鷺宮定跡 歴史と最先端
鷺宮定跡の創始者であり、急戦の大家である2ch名人青野の著した急戦本。
鷺宮定跡、新鷺宮定跡を主に解説しているが、その性質上、4六銀戦法なども入り混じっている。
もともと青野の定跡本は「(外れがないという意味の)カタい」本なので今回も安心して読んだのだが、歴史というか移り変わりというか最新定跡を追うのではなく、そこに行き着くまでの攻防に焦点を置いている感じの本だ。
事実、最新の攻防と言えるのは最終章くらいで、それ以外の内容は別の本で十分すぎるほどカバーできる。例えば藤井本や渡辺本などでも「この攻め方は振り飛車側のうまい受けがあってすたれ、代わって○○という指し手が……」というような解説が散見されるので、歴史に焦点を当てるのは正直「今さら感」がなくはない。
ただ、青野が書いた、という点に注目をするなら、これはまさに自分が戦ってきた歴史を証言しているようなものなので、そういう読み方をすればまた面白く読める。
最終章は最新の定跡が載っていて、また、同時に居飛車側の課題という部分もある。
悪い表現をすると居飛車有利にはならないということなのだが、この形が現在のプロのテーマになっているということを正直に紹介してくれたことには素直に驚いた。自分には判らない、ということは、なかなか言えないことだ。
また、これはどの本にも言えることなのだが、急戦は特に「その局面をどう見るか」という大局観の問題が関係する。

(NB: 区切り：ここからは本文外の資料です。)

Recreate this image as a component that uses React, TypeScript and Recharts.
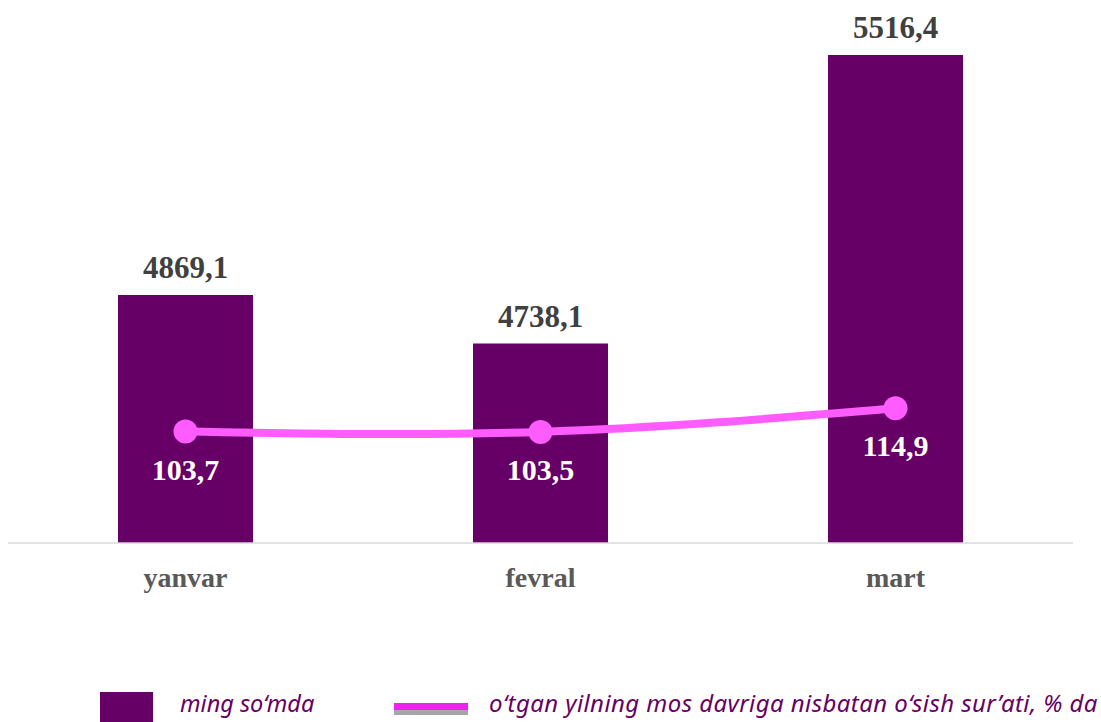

詰みまで研究すれば大局観もクソもないのだが、その前で終わっている場合は、その局面を持って「やれる」かどうかを自分で判断しないといけない。居飛車振り飛車双方が自分よし、と思っている局面もあるし、逆に双方自信なし、として避けるケースもあるだろう。
この部分が、居飛車党と振り飛車党では違うし、同じ振り飛車党でも微妙に違う。
最近は急戦本が数多く出版されているので、それらの主張を比べてみることも面白いだろう。